Thank you, Chairman McCormick, for holding this important hearing.
Today, we convene to discuss a matter of significant concern: the excessive regulatory burden, lack of transparency, and clear ineffectiveness of the previous Administration’s Justice40 Initiative.
Launched by an executive order during President Biden’s first week in office, Justice40 was billed as a “whole-of-government” effort to ensure that 40 percent of all federal investments in climate, energy, and environmental programs would benefit “disadvantaged communities.”
The stated goal may sound admirable. But good intentions do not excuse bad governance. And Justice40 is a textbook case of how vague mandates, flawed models, and unaccountable agencies can combine to create confusion, waste taxpayer dollars, and ultimately fail the very communities it aims to support.
Justice40 was vast in scope, covering more than 500 programs across 19 federal agencies. Yet it operated with no clear statutory authorization, no centralized oversight structure, and definitional ambiguity. What exactly constitutes a “benefit”? What qualifies as a “disadvantaged community”? The previous Administration never answered these fundamental questions.
Instead, it created a regulatory labyrinth of conflicting interpretations, opaque spending decisions, and inconsistent data reporting.
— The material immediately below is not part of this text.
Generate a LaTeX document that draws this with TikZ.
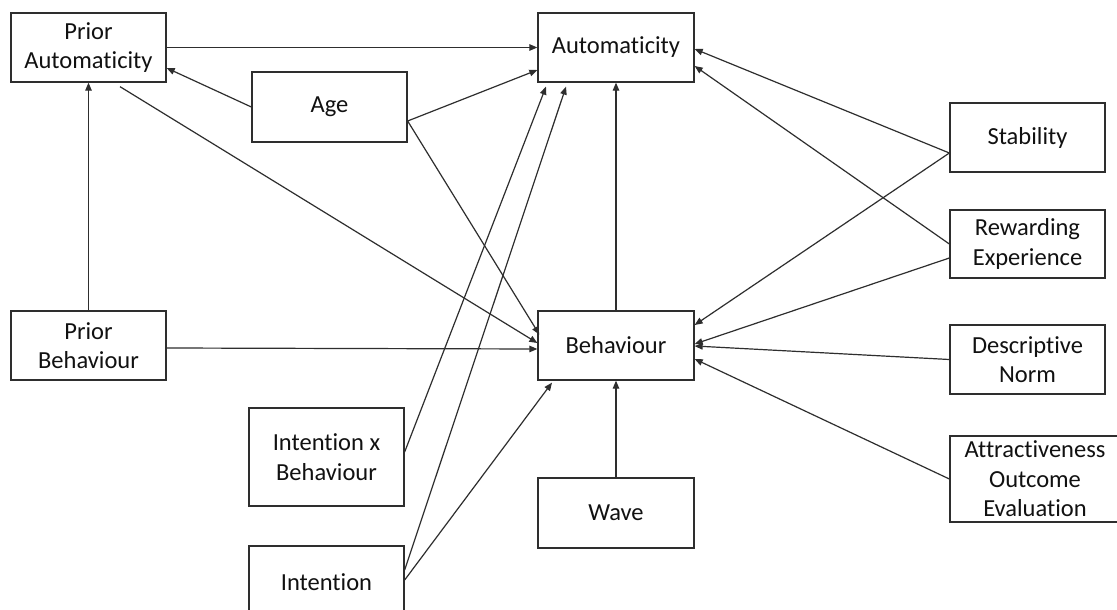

Applicants—especially small businesses and organizations in the communities Justice40 targeted—were forced to wade through bureaucratic red tape and hire costly consultants just to compete for funding. What once were merit-based, streamlined grants became politically charged paperwork marathons.
And despite all of this complexity, there’s little evidence that the program actually helped the communities it was meant to serve.
A recent GAO report found that many agencies were unable to track whether benefits were reaching the intended recipients.
The prior Administration’s so-called Environmental Justice Scorecard—meant to show Justice40’s progress—is riddled with inconsistencies. For example, one agency with 65 relevant programs reported 12,000 funding opportunities. Yet no independent body has been tasked with auditing Justice40 outcomes.
Let’s be clear: programs that purport to serve the vulnerable must be held to the highest standards—not exempted from accountability.
But, Justice40 took the opposite approach—abandoning merit-based decisions in favor of vaguely defined beneficiary groups and prioritizing political ideology over localized needs.
Our goal today is not to dismiss the needs of struggling Americans. Quite the opposite.
We are here to review whether Justice40 fulfilled its stated mission or simply created the illusion of progress while bypassing transparency and federal grant regulations.
The American people deserve policies that work, not programs packed with buzzwords that sound good in press releases but fall apart in practice.
I thank our witnesses for joining us this morning, and I look forward to the discussion ahead.